TASK STATEMENT — In the entries below, find the line with "What seaborn and" and the line with "0.89, 0.89, 0.84, 0.68, 0.61, 0.60, 0.42, 0.14, 0.13, -0.25]", then retype both and everything between them exactly. Do not copy the pictures.

** begin AVAILABLE DATA **

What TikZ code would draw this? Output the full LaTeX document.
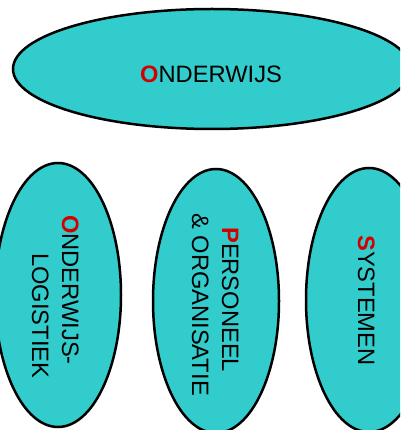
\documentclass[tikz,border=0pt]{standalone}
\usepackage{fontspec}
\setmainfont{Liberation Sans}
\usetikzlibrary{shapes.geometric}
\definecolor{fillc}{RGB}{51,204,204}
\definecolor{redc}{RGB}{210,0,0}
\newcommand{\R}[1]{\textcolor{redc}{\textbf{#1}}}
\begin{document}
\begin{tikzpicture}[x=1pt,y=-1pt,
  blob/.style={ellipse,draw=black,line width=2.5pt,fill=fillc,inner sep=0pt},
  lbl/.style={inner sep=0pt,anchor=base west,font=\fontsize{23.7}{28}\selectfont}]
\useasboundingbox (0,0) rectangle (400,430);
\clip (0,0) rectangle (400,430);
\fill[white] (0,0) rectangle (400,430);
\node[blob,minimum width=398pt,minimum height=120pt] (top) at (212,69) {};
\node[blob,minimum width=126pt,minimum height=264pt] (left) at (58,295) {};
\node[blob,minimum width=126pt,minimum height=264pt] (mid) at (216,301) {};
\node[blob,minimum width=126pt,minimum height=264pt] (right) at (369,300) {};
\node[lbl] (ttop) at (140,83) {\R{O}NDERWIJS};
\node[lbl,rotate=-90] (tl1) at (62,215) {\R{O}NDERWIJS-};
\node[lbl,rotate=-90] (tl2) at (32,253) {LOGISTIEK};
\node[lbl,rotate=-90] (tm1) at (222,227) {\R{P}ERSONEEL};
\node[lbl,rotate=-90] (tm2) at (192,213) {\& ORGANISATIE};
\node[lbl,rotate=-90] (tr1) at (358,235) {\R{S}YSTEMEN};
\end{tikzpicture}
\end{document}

** end AVAILABLE DATA **
** begin AVAILABLE DATA **

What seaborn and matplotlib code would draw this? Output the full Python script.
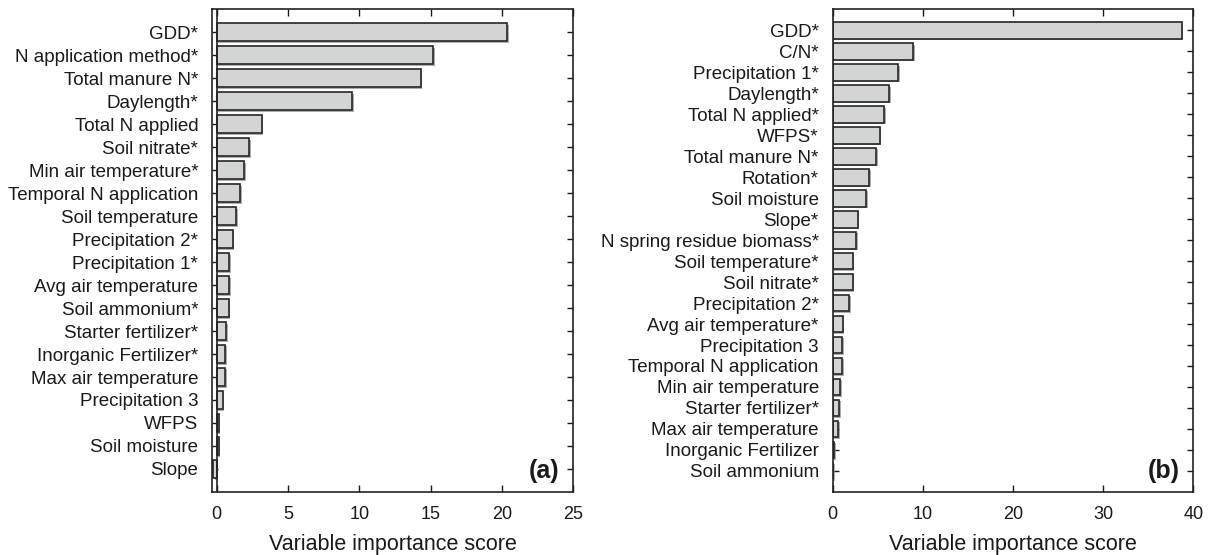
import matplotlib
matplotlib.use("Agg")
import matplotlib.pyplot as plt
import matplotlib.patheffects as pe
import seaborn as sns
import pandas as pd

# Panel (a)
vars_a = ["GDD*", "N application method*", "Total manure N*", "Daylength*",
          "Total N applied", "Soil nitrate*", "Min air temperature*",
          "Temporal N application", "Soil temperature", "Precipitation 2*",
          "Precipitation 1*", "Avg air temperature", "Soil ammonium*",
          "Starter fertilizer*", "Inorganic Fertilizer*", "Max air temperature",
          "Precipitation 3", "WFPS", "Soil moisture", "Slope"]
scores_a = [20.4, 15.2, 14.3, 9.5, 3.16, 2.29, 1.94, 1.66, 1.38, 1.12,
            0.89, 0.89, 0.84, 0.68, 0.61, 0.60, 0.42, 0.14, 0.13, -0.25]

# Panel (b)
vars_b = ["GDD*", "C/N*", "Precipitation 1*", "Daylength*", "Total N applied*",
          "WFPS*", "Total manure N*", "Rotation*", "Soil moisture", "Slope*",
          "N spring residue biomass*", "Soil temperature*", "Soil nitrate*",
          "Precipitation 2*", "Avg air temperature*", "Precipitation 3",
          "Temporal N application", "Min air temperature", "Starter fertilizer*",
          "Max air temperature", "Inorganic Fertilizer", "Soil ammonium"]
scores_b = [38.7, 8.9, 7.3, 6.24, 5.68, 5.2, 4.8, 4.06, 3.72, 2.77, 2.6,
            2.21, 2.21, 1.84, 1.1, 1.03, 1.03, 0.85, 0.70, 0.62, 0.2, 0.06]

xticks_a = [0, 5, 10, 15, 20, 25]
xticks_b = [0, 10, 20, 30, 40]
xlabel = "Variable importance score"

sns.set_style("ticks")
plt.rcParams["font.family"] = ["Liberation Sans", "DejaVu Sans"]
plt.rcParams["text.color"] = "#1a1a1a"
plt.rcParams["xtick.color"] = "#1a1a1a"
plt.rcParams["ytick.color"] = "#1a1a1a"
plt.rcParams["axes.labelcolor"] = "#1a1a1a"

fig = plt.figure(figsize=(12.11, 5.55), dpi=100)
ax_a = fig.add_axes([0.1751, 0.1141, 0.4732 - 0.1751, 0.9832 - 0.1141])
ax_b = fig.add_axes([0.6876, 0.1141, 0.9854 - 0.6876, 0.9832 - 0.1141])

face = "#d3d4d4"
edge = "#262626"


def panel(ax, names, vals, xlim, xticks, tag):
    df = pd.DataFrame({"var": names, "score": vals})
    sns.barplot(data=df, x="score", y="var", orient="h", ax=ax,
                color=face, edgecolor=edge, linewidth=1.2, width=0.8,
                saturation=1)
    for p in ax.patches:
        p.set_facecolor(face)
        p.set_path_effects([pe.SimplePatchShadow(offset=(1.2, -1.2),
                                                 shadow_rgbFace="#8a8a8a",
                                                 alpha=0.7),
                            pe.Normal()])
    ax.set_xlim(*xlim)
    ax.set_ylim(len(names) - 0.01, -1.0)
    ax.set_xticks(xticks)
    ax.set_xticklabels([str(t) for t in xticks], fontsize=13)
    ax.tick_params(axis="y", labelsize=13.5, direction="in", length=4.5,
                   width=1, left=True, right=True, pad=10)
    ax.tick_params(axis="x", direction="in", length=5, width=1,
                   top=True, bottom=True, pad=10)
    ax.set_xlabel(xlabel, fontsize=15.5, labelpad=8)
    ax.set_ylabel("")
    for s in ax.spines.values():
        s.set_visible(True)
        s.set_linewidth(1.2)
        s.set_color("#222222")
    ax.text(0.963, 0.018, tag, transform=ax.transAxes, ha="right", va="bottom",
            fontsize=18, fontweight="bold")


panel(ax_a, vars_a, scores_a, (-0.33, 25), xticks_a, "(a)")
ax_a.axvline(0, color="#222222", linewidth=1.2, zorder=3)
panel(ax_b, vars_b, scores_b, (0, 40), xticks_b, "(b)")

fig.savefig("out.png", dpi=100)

** end AVAILABLE DATA **
** begin AVAILABLE DATA **

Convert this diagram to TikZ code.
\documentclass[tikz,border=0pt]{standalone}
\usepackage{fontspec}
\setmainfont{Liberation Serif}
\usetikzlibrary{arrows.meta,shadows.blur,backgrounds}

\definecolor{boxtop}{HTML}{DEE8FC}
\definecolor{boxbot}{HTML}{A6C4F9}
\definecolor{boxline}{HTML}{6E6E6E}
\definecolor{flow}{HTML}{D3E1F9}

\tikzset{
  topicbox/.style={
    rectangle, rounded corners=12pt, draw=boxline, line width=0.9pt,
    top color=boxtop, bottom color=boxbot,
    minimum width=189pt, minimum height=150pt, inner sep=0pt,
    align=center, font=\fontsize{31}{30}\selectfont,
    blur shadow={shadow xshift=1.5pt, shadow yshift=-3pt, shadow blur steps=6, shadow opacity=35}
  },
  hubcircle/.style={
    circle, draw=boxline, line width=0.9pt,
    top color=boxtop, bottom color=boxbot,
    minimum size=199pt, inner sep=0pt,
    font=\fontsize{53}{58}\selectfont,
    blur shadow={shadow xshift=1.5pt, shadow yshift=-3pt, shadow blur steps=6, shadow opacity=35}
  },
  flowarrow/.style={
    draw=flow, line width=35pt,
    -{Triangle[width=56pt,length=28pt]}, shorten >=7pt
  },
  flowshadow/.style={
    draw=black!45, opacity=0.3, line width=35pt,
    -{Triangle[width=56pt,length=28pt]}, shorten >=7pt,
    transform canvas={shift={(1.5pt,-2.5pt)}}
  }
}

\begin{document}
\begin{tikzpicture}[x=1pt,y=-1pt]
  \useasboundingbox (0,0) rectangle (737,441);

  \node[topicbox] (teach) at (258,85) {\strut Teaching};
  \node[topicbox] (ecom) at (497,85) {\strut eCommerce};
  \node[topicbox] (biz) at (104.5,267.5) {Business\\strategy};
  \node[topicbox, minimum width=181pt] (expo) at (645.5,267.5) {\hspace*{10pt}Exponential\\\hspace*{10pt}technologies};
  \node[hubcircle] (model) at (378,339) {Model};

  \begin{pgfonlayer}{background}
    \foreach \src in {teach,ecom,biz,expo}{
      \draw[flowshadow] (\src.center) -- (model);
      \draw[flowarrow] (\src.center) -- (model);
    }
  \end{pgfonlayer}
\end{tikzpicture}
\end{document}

** end AVAILABLE DATA **

SOLUTION TO THE EXERCISE —
What seaborn and matplotlib code would draw this? Output the full Python script.
import matplotlib
matplotlib.use("Agg")
import matplotlib.pyplot as plt
import matplotlib.patheffects as pe
import seaborn as sns
import pandas as pd

# Panel (a)
vars_a = ["GDD*", "N application method*", "Total manure N*", "Daylength*",
          "Total N applied", "Soil nitrate*", "Min air temperature*",
          "Temporal N application", "Soil temperature", "Precipitation 2*",
          "Precipitation 1*", "Avg air temperature", "Soil ammonium*",
          "Starter fertilizer*", "Inorganic Fertilizer*", "Max air temperature",
          "Precipitation 3", "WFPS", "Soil moisture", "Slope"]
scores_a = [20.4, 15.2, 14.3, 9.5, 3.16, 2.29, 1.94, 1.66, 1.38, 1.12,
            0.89, 0.89, 0.84, 0.68, 0.61, 0.60, 0.42, 0.14, 0.13, -0.25]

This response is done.